Quelles mesures faudrait-il mettre en place ?

 

L’axe prioritaire, d’après moi, est de relever la productivité du travail afin d’améliorer la compétitivité de l’économie guyanaise. La Guyane, hors spatial, est assez dépendante des transferts métropolitains, à l’instar des autres départements d’Outre-mer. Il faut en améliorer l’efficacité car si vous êtes sur un sol très aride et que vous l’arrosez abondamment, rien ne va pousser car la terre va ruisseler. C’est exactement la même chose ici avec l’insuffisance de la production locale : lorsque vous injectez des transferts métropolitains, la quasi majorité repart sous forme d’importation. Les effets multiplicateurs sont très faibles. L’enjeu principal, c’est d’améliorer la capacité de production de l’appareil économique guyanais afin de répondre à la demande intérieure. 

 

« Si vous êtes sur un sol très aride et que vous l’arrosez abondamment, rien ne va pousser car la terre va ruisseler »

 

Un changement de statut serait-elle une solution ?

Actuellement, il y a une grande réforme institutionnelle au niveau local.
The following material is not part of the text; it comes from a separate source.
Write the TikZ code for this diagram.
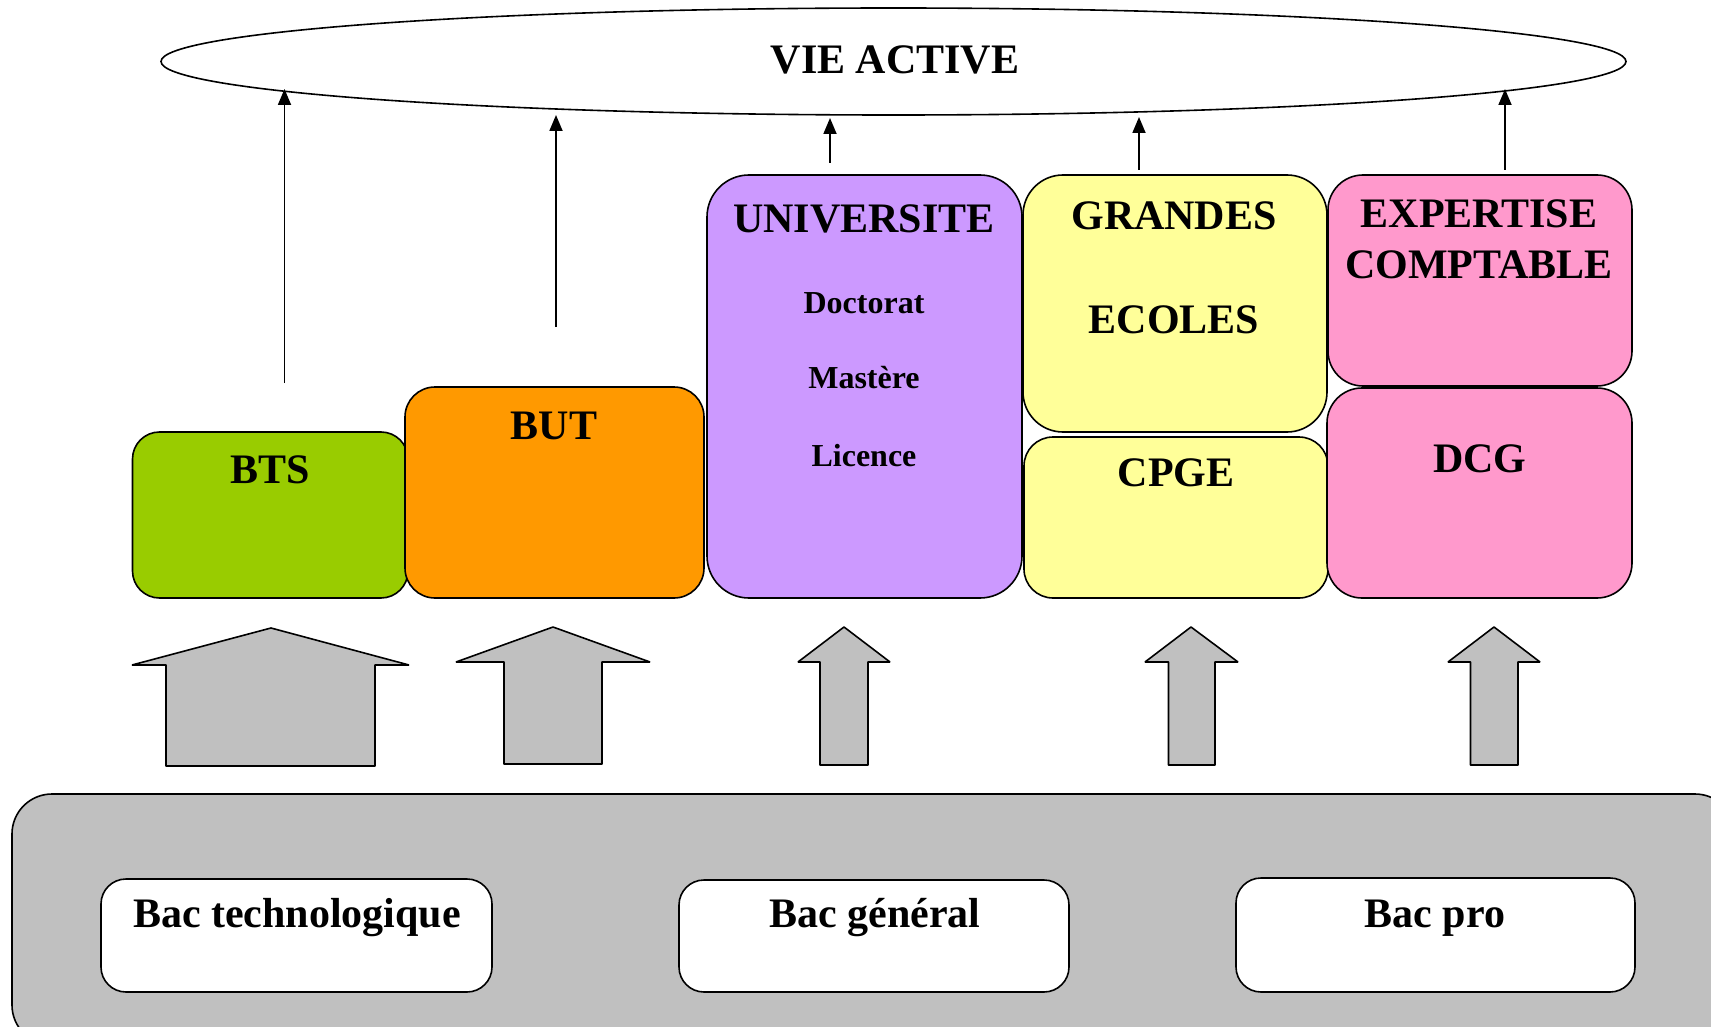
\documentclass[tikz,border=0pt]{standalone}
\usepackage{fontspec}
\setmainfont{Liberation Serif}
\usetikzlibrary{shapes.geometric,arrows.meta}
\definecolor{cgreen}{HTML}{99CC00}
\definecolor{corange}{HTML}{FF9900}
\definecolor{cpurple}{HTML}{CC99FF}
\definecolor{cyellow}{HTML}{FFFF99}
\definecolor{cpink}{HTML}{FF99CC}
\definecolor{cgray}{HTML}{C0C0C0}
\tikzset{
  rbox/.style={draw, line width=1.6pt, rounded corners=#1, inner sep=0pt},
  ttl/.style={font=\fontsize{42}{48}\selectfont\bfseries, anchor=base, inner sep=0pt},
  subttl/.style={font=\fontsize{32}{36}\selectfont\bfseries, anchor=base, inner sep=0pt},
  blk/.style={fill=cgray, draw, line width=1.6pt, line join=bevel},
  thinarrow/.style={line width=1.8pt, -{Triangle[length=16pt,width=13pt]}}
}
\begin{document}
\begin{tikzpicture}[x=1pt,y=-1pt]
\useasboundingbox (0,0) rectangle (1711,1027);
\clip (0,0) rectangle (1711,1027);
% top ellipse
\node[draw, ellipse, line width=1.6pt, minimum width=1465pt, minimum height=107pt, inner sep=0pt] (vie) at (893.5,61.5) {};
\node[ttl] (vietxt) at (895,74) {VIE ACTIVE};
% upper boxes
\node[rbox=27pt, fill=cgreen, minimum width=275.5pt, minimum height=166pt] (bts) at (270.25,515) {};
\node[rbox=30pt, fill=corange, minimum width=299pt, minimum height=211pt] (but) at (554.5,492.5) {};
\node[rbox=42pt, fill=cpurple, minimum width=315pt, minimum height=423pt] (univ) at (864.5,386.5) {};
\node[rbox=40pt, fill=cyellow, minimum width=304pt, minimum height=257pt] (ge) at (1175,303.5) {};
\node[rbox=29pt, fill=cyellow, minimum width=304pt, minimum height=161pt] (cpge) at (1176,517.5) {};
\node[rbox=35pt, fill=cpink, minimum width=304pt, minimum height=211pt] (expert) at (1480,280.5) {};
\node[rbox=35pt, fill=cpink, minimum width=305pt, minimum height=210pt] (dcg) at (1479.5,493) {};
% texts
\node[ttl] (btst) at (270,483) {BTS};
\node[ttl] (butt) at (554,439) {BUT};
\node[ttl] (univt) at (864,233) {UNIVERSITE};
\node[subttl] (doct) at (864,313) {Doctorat};
\node[subttl] (mast) at (864,388) {Mastère};
\node[subttl] (lict) at (864,466) {Licence};
\node[ttl] (get1) at (1174,230) {GRANDES};
\node[ttl] (get2) at (1174,333) {ECOLES};
\node[ttl] (cpget) at (1176,486) {CPGE};
\node[ttl] (expt1) at (1479,228) {EXPERTISE};
\node[ttl] (expt2) at (1479,278) {COMPTABLE};
\node[ttl] (dcgt) at (1480,472) {DCG};
% thin arrows
\coordinate (s1) at (284.5,383); \coordinate (e1) at (284.5,89);
\coordinate (s2) at (556,327);   \coordinate (e2) at (556,115);
\coordinate (s3) at (830,163);   \coordinate (e3) at (830,118);
\coordinate (s4) at (1139,170);  \coordinate (e4) at (1139,117);
\coordinate (s5) at (1505,170);  \coordinate (e5) at (1505,89);
\draw[thinarrow] (s1) -- (e1);
\draw[thinarrow] (s2) -- (e2);
\draw[thinarrow] (s3) -- (e3);
\draw[thinarrow] (s4) -- (e4);
\draw[thinarrow] (s5) -- (e5);
% block arrows
\draw[blk] (166,766) -- (166,665) -- (132,665) -- (271,628) -- (409,665) -- (375,665) -- (375,766) -- cycle;
\draw[blk] (504,764) -- (504,662) -- (456,662) -- (553,627) -- (650,662) -- (602,662) -- (602,764) -- cycle;
\draw[blk] (820,765) -- (820,662) -- (798,662) -- (844,627) -- (890,662) -- (868,662) -- (868,765) -- cycle;
\draw[blk] (1168.5,765) -- (1168.5,662) -- (1145,662) -- (1191,627) -- (1238,662) -- (1215,662) -- (1215,765) -- cycle;
\draw[blk] (1470.5,765) -- (1470.5,662) -- (1448,662) -- (1494,627) -- (1540,662) -- (1518,662) -- (1518,765) -- cycle;
% bottom band
\node[rbox=40pt, fill=cgray, minimum width=1723pt, minimum height=251pt] (bac) at (873.5,919.5) {};
\node[rbox=25pt, fill=white, minimum width=391pt, minimum height=113pt] (btech) at (296.5,935.5) {};
\node[rbox=25pt, fill=white, minimum width=390pt, minimum height=112pt] (bgen) at (874,936) {};
\node[rbox=25pt, fill=white, minimum width=399pt, minimum height=114pt] (bpro) at (1435.5,935) {};
\node[ttl] (btecht) at (297,927) {Bac technologique};
\node[ttl] (bgent) at (875,927) {Bac général};
\node[ttl] (bprot) at (1435,927) {Bac pro};
\end{tikzpicture}
\end{document}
Généralement, au niveau métropolitain, on fait une séparation entre le département, qui gère les affaires sociales, et la région qui s’occupe principalement des sujets économiques. La Guyane et la Martinique quant à elles, ont fait le choix de fusionner région et département. Certaines revendications, a contrario, prônent une autonomie s’inscrivant alors dans la configuration « Saint-Martin ». En substance : un plus grand pouvoir décisionnel, la possibilité de choisir vos impôts mais aussi d’assurer l’exécution de votre propre budget. Mais même par référendum, il n’est pas sûr que la Guyane adhère à cette nouvelle « indépendance ». 

 

Pensez-vous que ce mouvement puisse s’étendre à d’autres régions d’Outre-mer comme la sous-entendue Élie Domota, le leader du LKP guadeloupéen ?
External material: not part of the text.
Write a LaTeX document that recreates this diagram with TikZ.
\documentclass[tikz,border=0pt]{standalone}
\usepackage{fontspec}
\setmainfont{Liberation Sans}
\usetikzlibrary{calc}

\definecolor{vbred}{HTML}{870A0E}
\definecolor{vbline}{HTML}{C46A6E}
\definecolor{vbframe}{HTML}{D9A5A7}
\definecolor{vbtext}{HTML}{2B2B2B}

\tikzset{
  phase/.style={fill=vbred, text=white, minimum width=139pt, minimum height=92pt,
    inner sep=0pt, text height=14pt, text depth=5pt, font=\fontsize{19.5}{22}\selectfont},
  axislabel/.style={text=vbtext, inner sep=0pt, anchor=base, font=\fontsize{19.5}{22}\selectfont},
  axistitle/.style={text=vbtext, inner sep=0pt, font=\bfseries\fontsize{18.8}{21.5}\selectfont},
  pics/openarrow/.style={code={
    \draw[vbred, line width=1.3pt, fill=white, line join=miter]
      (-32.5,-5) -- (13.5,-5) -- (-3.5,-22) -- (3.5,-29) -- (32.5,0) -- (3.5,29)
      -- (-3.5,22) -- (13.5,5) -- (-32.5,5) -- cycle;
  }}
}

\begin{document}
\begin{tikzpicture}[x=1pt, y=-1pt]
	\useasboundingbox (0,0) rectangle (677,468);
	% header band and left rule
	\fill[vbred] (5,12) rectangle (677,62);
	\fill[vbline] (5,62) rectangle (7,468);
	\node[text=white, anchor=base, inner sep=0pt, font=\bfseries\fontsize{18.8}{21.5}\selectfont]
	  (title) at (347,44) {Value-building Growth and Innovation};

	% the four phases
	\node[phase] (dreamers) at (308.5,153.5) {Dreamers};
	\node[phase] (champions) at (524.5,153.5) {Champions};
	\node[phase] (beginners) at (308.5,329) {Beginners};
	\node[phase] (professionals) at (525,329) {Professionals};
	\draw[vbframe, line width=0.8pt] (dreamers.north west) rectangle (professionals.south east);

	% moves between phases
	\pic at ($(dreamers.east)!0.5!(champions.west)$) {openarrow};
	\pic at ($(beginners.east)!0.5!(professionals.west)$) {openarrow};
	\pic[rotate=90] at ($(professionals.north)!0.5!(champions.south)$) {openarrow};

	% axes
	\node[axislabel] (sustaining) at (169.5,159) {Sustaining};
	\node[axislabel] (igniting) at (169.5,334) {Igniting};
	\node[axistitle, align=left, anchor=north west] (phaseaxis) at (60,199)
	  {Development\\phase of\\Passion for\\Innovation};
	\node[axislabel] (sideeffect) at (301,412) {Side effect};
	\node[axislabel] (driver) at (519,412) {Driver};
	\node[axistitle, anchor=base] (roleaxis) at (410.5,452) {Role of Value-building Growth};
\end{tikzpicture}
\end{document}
Dans la mesure où la crise frappe aussi l’ensemble de l’Outre-mer et pas uniquement la Guyane, le risque de contagion est non nul. Risque que la ministre de l’Outre-mer a bien pris en compte à la vue de son calendrier de déplacement mais son intervention est bien tardive. Ces territoires ultra-marins partagent le même modèle économique qui s’essouffle. Avec une croissance nulle, c’est l’épuisement des transferts en provenance de la métropole qui explique en partie cette affaiblissement alors que le processus de rattrapage n’est pas encore terminé. Des territoires comme la Martinique et la Guadeloupe accusent un retard de près de quinze ans tandis que pour Mayotte, c’est quarante ans ! Face à cette impasse, deux possibilités : généraliser les conflits en tentant d’avoir d’autres transferts métropolitains ou bien changer de modèle. Ce qui supposera que toutes ces économies se développent autour d’une construction plus endogène, moins dépendante de la métropole, en créant plus de richesse de manière locale.

 

Ces territoires ont-ils des revendications similaires ?
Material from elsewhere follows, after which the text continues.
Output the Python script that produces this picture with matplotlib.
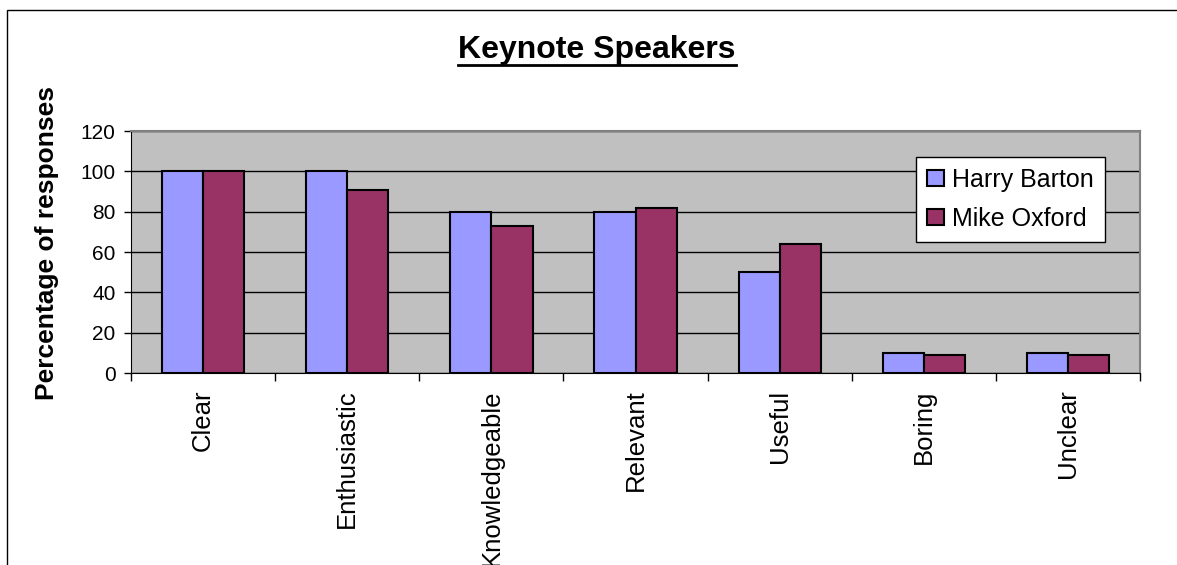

Non. Cependant on observe que sur ces territoires la proximité des revendications est plus forte entre la Guyane et Mayotte. En comparant les géographies, on remarque l’importance du volet sécuritaire, avec beaucoup d’immigration. De plus, il s’agit de zones très en retard au regard de l’ensemble de l’Outre-mer.

 

« Le dialogue ne se limite pas à des comptes d’épicier »

 

En l'absence d'accords, quelles seraient les conséquences pour la Guyane et la France ?   

Le pire serait de faire pourrir la situation. C’est peut-être une option que le gouvernement actuel – qui n'est plus là que pour quelques semaines – serait tenter d’avoir afin de laisser à la charge du prochain gouvernement la résolution de cet épineux problème. L’autre point à prendre en compte est le risque de blocage qui pourrait amener à un recul avec pour conséquence un appauvrissement de la population d’un point de vue économique, comme cela s’est passé en Guadeloupe, en Martinique et à La Réunion en 2009. Les solutions existent toutefois. Le déroulement d’une conférence basée sur la compétitivité ainsi que l’utilisation des transferts de l’État constituent des pistes afin d’amorcer le chantier productivité-compétititivité-croissance. Avant tout, il est nécessaire de ne pas rompre le dialogue. Il ne se limite à des comptes d’épicier. Il est important de mettre au tour d’une table l’ensemble des acteurs afin de constituer un nouveau projet de développement et de société.